▶ _Exercise details_: Repeat the material verbatim. Images are excluded from the copy.

▶ _Provided data_:
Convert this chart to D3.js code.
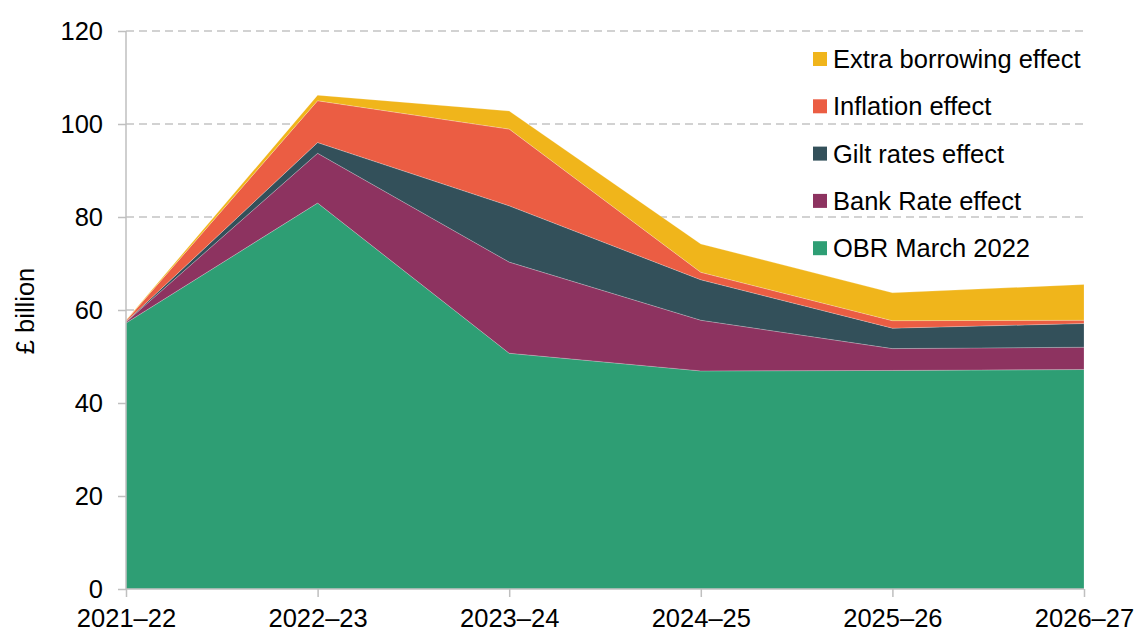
<!DOCTYPE html>
<html>
<head>
<meta charset="utf-8">
<style>
    body { margin: 0; background: #fff; }
    svg { font-family: 'Liberation Sans', Arial, sans-serif; }
</style>
</head>
<body>
<svg width="1138" height="632"></svg>
<script src="https://d3js.org/d3.v7.min.js"></script>
<script>
    // data (£ billion)
    let years = ["2021–22", "2022–23", "2023–24", "2024–25", "2025–26", "2026–27"];
    let obrMarch = [57.2, 83.0, 50.7, 46.9, 47.0, 47.2];
    let bankRate = [0.2, 10.7, 19.6, 10.9, 4.7, 4.8];
    let giltRates = [0.1, 2.3, 12.1, 8.7, 4.4, 5.1];
    let inflation = [0.2, 9.0, 16.5, 1.6, 1.6, 0.7];
    let extraBorrowing = [0.1, 1.2, 3.9, 6.1, 6.0, 7.7];
    let seriesNames = ["OBR March 2022", "Bank Rate effect", "Gilt rates effect", "Inflation effect", "Extra borrowing effect"];
    let yTicks = [0, 20, 40, 60, 80, 100, 120];

    let colors = ["#2e9e74", "#8d3360", "#33505a", "#eb5d43", "#f0b51b"];
    let fontSize = "25.5px";

    let rows = years.map((yr, i) => ({
        year: yr,
        "OBR March 2022": obrMarch[i],
        "Bank Rate effect": bankRate[i],
        "Gilt rates effect": giltRates[i],
        "Inflation effect": inflation[i],
        "Extra borrowing effect": extraBorrowing[i]
    }));

    let svg = d3.select("svg");
    let plotLeft = 126, plotRight = 1084, plotTop = 31, plotBottom = 589;

    let x = d3.scalePoint().domain(years).range([plotLeft, plotRight]);
    let y = d3.scaleLinear().domain([0, 120]).range([plotBottom, plotTop]);

    // gridlines
    svg.append("g")
        .selectAll("line")
        .data(yTicks.filter(d => d > 0))
        .join("line")
        .attr("x1", plotLeft).attr("x2", plotRight)
        .attr("y1", d => y(d)).attr("y2", d => y(d))
        .style("stroke", "#c4c4c4")
        .style("stroke-width", 1.5)
        .style("stroke-dasharray", "8,5");

    let stack = d3.stack().keys(seriesNames);
    let layers = stack(rows);

    let area = d3.area()
        .x(d => x(d.data.year))
        .y0(d => y(d[0]))
        .y1(d => y(d[1]));

    svg.append("g")
        .selectAll("path")
        .data(layers)
        .join("path")
        .attr("d", area)
        .style("fill", (d, i) => colors[i])
        .style("stroke", "rgba(255,255,255,0.35)")
        .style("stroke-width", 0.6);

    // y axis
    let yAxis = svg.append("g")
        .attr("transform", `translate(${plotLeft},0)`)
        .call(d3.axisLeft(y).tickValues(yTicks).tickSize(8).tickPadding(15));
    yAxis.selectAll("line, path").style("stroke", "#bfbfbf").style("stroke-width", 1.5);
    yAxis.select(".domain").attr("d", `M0,${plotTop}V${plotBottom}`);
    yAxis.selectAll("text")
        .style("font-size", fontSize)
        .style("fill", "#000")
        .style("font-family", "'Liberation Sans', Arial, sans-serif");

    // x axis
    let xAxis = svg.append("g")
        .attr("transform", `translate(0,${plotBottom})`)
        .call(d3.axisBottom(x).tickSize(8).tickPadding(12));
    xAxis.selectAll("line, path").style("stroke", "#bfbfbf").style("stroke-width", 1.5);
    xAxis.select(".domain").attr("d", `M${plotLeft},0H${plotRight}`);
    xAxis.selectAll("text")
        .style("font-size", fontSize)
        .style("fill", "#000")
        .style("font-family", "'Liberation Sans', Arial, sans-serif");

    // y label
    svg.append("text")
        .attr("transform", "translate(34,311) rotate(-90)")
        .attr("text-anchor", "middle")
        .style("font-size", fontSize)
        .text("£ billion");

    // legend (top item = top layer)
    let legendItems = seriesNames.map((n, i) => ({ name: n, color: colors[i] })).reverse();
    let legend = svg.append("g")
        .selectAll("g")
        .data(legendItems)
        .join("g")
        .attr("transform", (d, i) => `translate(813,${59 + i * 47.3})`);
    legend.append("rect")
        .attr("x", 0).attr("y", -7)
        .attr("width", 14).attr("height", 14)
        .style("fill", d => d.color);
    legend.append("text")
        .attr("x", 20).attr("y", 9)
        .style("font-size", fontSize)
        .text(d => d.name);
</script>
</body>
</html>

▶ _Result of the task_:
Convert this chart to D3.js code.
<!DOCTYPE html>
<html>
<head>
<meta charset="utf-8">
<style>
    body { margin: 0; background: #fff; }
    svg { font-family: 'Liberation Sans', Arial, sans-serif; }
</style>
</head>
<body>
<svg width="1138" height="632"></svg>
<script src="https://d3js.org/d3.v7.min.js"></script>
<script>
    // data (£ billion)
    let years = ["2021–22", "2022–23", "2023–24", "2024–25", "2025–26", "2026–27"];
    let obrMarch = [57.2, 83.0, 50.7, 46.9, 47.0, 47.2];
    let bankRate = [0.2, 10.7, 19.6, 10.9, 4.7, 4.8];
    let giltRates = [0.1, 2.3, 12.1, 8.7, 4.4, 5.1];
    let inflation = [0.2, 9.0, 16.5, 1.6, 1.6, 0.7];
    let extraBorrowing = [0.1, 1.2, 3.9, 6.1, 6.0, 7.7];
    let seriesNames = ["OBR March 2022", "Bank Rate effect", "Gilt rates effect", "Inflation effect", "Extra borrowing effect"];
    let yTicks = [0, 20, 40, 60, 80, 100, 120];

    let colors = ["#2e9e74", "#8d3360", "#33505a", "#eb5d43", "#f0b51b"];
    let fontSize = "25.5px";

    let rows = years.map((yr, i) => ({
        year: yr,
        "OBR March 2022": obrMarch[i],
        "Bank Rate effect": bankRate[i],
        "Gilt rates effect": giltRates[i],
        "Inflation effect": inflation[i],
        "Extra borrowing effect": extraBorrowing[i]
    }));

    let svg = d3.select("svg");
    let plotLeft = 126, plotRight = 1084, plotTop = 31, plotBottom = 589;

    let x = d3.scalePoint().domain(years).range([plotLeft, plotRight]);
    let y = d3.scaleLinear().domain([0, 120]).range([plotBottom, plotTop]);

    // gridlines
    svg.append("g")
        .selectAll("line")
        .data(yTicks.filter(d => d > 0))
        .join("line")
        .attr("x1", plotLeft).attr("x2", plotRight)
        .attr("y1", d => y(d)).attr("y2", d => y(d))
        .style("stroke", "#c4c4c4")
        .style("stroke-width", 1.5)
        .style("stroke-dasharray", "8,5");

    let stack = d3.stack().keys(seriesNames);
    let layers = stack(rows);

    let area = d3.area()
        .x(d => x(d.data.year))
        .y0(d => y(d[0]))
        .y1(d => y(d[1]));

    svg.append("g")
        .selectAll("path")
        .data(layers)
        .join("path")
        .attr("d", area)
        .style("fill", (d, i) => colors[i])
        .style("stroke", "rgba(255,255,255,0.35)")
        .style("stroke-width", 0.6);

    // y axis
    let yAxis = svg.append("g")
        .attr("transform", `translate(${plotLeft},0)`)
        .call(d3.axisLeft(y).tickValues(yTicks).tickSize(8).tickPadding(15));
    yAxis.selectAll("line, path").style("stroke", "#bfbfbf").style("stroke-width", 1.5);
    yAxis.select(".domain").attr("d", `M0,${plotTop}V${plotBottom}`);
    yAxis.selectAll("text")
        .style("font-size", fontSize)
        .style("fill", "#000")
        .style("font-family", "'Liberation Sans', Arial, sans-serif");

    // x axis
    let xAxis = svg.append("g")
        .attr("transform", `translate(0,${plotBottom})`)
        .call(d3.axisBottom(x).tickSize(8).tickPadding(12));
    xAxis.selectAll("line, path").style("stroke", "#bfbfbf").style("stroke-width", 1.5);
    xAxis.select(".domain").attr("d", `M${plotLeft},0H${plotRight}`);
    xAxis.selectAll("text")
        .style("font-size", fontSize)
        .style("fill", "#000")
        .style("font-family", "'Liberation Sans', Arial, sans-serif");

    // y label
    svg.append("text")
        .attr("transform", "translate(34,311) rotate(-90)")
        .attr("text-anchor", "middle")
        .style("font-size", fontSize)
        .text("£ billion");

    // legend (top item = top layer)
    let legendItems = seriesNames.map((n, i) => ({ name: n, color: colors[i] })).reverse();
    let legend = svg.append("g")
        .selectAll("g")
        .data(legendItems)
        .join("g")
        .attr("transform", (d, i) => `translate(813,${59 + i * 47.3})`);
    legend.append("rect")
        .attr("x", 0).attr("y", -7)
        .attr("width", 14).attr("height", 14)
        .style("fill", d => d.color);
    legend.append("text")
        .attr("x", 20).attr("y", 9)
        .style("font-size", fontSize)
        .text(d => d.name);
</script>
</body>
</html>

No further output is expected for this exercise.